Two years ago, the FBI arrested Jonathan for the arson at Cavel West Slaughterhouse. The United States attorney general Alberto Gonzales, and the head of the FBI Robert Mueller, had a press conference, calling him and other members of the Animal Liberation Front “America’s most dangerous domestic terrorists”. My little brother, who would never hurt a fly- and I mean that literally - on a par with Timothy McVeigh and the Unabomber. I didn’t know whether to laugh or cry.

My sister, although she always supported my brother’s animal rights activities, says he was wrong to use fire like he did. She’d responded to a lot of arsons, and it angered her that the arsonist could risk so many lives. Even Jonathan regretted it immediately afterwards. In his statement to the court he said, “I thought of my sister Caroline, who I am incredibly proud of, responding to a fire like Cavel West and putting her life on the line. I thought about the firefighters who responded in 1997 and felt deep regret and shame.” When the judge sentenced Jonathan to more than 4 years in prison, she told him he should’ve purchased the 25,000 horses that are killed each year at Cavel West Slaughterhouse and found homes for them, instead of burning the building.

A building, by the way, that had so much blood running from it that it overflowed the local sewage system on several occasions. A building the local townspeople had tried to shut down for ten years, because they couldn’t stand the screams of the horses.

But I cannot say he shouldn’t have burned that building. See, I write checks to worthy charities, I wave signs, I’m what you call an involved citizen, but honestly, I’ve always remained removed from real suffering. And I’ve never saved a life. My twin and my brother saved lives, and faced suffering head on.

They’ve both seen things I haven’t seen, things I don’t think I want to see. Caroline assisted at a stillbirth in a Denny’s bathroom where the mother was so high on crack she didn’t even care that her baby was dead. Jonathan told me that no matter how long he was behind bars, it wouldn’t be as bad as what animals go through. He wept when he said it, and not for himself. He was weeping for those 20 dead German Shepherds he’d seen lying in a pile in the corner of a lab, for the monkeys that live decades in a space smaller than your dining room table, and for the cats he’d rescued that had only ever been out of their tiny cages to have their brains cut open. When you see suffering up close like that, it changes you.

Years ago, I was on the VA grounds in Westwood and I heard dogs barking in that desperate, scared way where you know something’s not right. I went to investigate and came to a locked building, which I was told was the research lab. I stood outside for a moment, wearing my vegan shoes and my MAC not-tested-on-animals makeup. Then I turned around and I walked away, willing myself not to think about what was going on in there. And it worked. Last month, I was on the VA grounds again, and you know what, those dogs didn’t even cross my mind.

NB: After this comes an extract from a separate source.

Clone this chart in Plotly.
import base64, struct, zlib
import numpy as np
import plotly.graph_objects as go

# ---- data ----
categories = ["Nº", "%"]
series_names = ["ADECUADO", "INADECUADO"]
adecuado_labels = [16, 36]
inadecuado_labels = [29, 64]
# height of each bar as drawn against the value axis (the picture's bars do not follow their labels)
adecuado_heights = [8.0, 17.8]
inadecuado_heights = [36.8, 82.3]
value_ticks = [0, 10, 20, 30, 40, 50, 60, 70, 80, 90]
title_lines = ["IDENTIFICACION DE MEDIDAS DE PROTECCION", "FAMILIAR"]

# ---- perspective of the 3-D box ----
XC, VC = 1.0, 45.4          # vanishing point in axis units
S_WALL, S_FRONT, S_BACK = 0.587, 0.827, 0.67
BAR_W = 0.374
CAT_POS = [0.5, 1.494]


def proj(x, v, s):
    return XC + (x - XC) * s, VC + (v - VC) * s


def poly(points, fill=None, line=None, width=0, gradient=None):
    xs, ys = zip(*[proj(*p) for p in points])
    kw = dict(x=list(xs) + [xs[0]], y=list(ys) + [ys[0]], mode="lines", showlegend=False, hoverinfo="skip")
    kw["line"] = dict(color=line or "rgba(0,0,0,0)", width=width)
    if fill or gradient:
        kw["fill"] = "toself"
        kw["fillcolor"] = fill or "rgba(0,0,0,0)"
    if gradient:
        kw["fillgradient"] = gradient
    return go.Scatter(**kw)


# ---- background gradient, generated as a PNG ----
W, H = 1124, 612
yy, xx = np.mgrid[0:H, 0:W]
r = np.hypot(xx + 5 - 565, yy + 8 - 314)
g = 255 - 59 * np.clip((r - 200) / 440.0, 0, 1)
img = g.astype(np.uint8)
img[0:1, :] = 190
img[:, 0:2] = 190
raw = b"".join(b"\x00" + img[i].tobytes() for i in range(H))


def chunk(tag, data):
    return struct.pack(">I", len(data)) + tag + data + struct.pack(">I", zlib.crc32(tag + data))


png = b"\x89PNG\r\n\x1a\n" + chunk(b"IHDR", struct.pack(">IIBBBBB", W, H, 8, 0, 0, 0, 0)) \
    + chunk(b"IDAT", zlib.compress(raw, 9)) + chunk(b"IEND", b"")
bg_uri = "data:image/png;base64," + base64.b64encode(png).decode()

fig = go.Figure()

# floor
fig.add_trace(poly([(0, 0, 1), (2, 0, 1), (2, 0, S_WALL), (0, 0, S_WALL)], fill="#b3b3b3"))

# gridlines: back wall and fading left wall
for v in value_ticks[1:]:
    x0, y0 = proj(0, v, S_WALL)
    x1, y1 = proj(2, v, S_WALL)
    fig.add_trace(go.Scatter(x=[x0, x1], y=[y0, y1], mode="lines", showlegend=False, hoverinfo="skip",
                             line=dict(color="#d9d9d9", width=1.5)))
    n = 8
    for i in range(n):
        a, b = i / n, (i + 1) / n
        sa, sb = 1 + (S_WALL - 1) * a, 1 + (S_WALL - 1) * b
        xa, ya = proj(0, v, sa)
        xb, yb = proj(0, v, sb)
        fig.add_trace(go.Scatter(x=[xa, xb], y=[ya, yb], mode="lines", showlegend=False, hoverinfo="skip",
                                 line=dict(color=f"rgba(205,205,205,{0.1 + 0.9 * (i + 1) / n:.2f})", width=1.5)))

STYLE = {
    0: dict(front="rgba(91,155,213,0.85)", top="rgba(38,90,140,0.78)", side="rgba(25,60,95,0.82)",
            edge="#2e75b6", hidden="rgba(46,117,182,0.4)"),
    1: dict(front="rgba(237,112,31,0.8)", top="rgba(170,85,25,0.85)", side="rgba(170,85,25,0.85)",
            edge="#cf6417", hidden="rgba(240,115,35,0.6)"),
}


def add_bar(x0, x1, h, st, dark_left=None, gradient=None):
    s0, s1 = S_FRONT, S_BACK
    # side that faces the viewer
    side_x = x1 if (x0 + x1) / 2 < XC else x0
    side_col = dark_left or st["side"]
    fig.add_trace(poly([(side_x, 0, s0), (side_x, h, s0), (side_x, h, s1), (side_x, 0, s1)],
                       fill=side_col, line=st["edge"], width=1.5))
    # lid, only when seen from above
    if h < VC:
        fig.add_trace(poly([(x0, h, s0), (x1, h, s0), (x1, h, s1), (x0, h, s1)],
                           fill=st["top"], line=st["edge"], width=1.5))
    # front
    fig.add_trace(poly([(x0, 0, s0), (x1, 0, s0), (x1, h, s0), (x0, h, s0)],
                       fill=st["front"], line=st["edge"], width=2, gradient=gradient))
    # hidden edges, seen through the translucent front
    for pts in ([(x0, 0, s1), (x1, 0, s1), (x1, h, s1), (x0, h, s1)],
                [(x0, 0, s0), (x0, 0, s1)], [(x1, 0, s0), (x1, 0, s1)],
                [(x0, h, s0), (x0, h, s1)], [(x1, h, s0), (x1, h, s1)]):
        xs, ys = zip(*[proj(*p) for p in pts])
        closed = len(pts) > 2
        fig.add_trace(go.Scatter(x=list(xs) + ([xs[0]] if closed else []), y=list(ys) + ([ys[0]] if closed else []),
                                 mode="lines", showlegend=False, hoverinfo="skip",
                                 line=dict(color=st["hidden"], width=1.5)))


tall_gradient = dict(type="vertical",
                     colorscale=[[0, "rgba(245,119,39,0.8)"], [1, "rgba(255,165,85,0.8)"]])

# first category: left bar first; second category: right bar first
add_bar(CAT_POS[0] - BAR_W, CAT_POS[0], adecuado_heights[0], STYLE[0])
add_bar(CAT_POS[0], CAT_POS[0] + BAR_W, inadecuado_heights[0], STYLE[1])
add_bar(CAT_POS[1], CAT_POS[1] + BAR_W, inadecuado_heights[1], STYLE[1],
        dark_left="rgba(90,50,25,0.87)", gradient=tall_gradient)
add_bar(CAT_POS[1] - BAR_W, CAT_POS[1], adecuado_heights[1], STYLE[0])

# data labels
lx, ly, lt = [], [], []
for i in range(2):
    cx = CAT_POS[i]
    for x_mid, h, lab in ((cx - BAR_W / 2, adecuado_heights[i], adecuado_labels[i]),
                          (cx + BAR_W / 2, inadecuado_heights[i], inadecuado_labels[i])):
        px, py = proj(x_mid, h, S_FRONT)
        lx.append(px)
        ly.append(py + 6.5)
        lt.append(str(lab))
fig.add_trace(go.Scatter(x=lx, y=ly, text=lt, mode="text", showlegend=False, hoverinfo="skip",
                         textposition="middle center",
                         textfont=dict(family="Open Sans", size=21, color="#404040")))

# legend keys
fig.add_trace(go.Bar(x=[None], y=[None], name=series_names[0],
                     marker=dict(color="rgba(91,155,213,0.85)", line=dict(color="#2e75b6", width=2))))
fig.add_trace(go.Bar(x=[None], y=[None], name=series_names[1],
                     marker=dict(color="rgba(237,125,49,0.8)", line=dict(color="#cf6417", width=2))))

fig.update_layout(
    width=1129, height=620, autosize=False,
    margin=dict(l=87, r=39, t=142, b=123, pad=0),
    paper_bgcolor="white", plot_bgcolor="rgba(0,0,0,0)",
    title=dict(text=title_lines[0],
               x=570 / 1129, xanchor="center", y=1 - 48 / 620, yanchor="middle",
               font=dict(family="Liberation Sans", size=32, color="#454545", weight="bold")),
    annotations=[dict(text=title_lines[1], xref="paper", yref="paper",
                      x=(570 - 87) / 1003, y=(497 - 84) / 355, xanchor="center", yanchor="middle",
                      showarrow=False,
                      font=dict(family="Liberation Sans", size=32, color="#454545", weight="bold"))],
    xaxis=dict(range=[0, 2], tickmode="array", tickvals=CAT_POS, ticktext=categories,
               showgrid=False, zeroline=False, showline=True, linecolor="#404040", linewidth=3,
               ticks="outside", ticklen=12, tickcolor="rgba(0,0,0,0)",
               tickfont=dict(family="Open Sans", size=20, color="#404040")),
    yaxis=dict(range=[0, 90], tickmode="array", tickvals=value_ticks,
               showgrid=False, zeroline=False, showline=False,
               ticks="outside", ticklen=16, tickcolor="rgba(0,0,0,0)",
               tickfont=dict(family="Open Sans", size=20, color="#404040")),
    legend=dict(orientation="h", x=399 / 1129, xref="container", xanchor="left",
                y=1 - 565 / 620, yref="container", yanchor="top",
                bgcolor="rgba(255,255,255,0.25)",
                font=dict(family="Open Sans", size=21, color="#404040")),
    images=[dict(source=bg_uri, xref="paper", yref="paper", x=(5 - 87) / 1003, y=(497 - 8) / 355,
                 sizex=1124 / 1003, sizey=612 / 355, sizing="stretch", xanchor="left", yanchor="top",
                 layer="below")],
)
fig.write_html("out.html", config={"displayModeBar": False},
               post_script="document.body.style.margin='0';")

I talk to my sister every day. Caroline retired from the fire department after a knee injury she got crawling into a burning building, and is now an author with her third book being published this year.

I write daily to my brother in prison. Jonathan remains a vegan in there, which is a challenge. He’s quit smoking. He reads a lot of books on topics like global warming and the oppression of Native Americans, and worries about the animals he cannot help. He’ll be released in 2011.

My sister the firefighter and my brother the arsonist - they are both my heroes.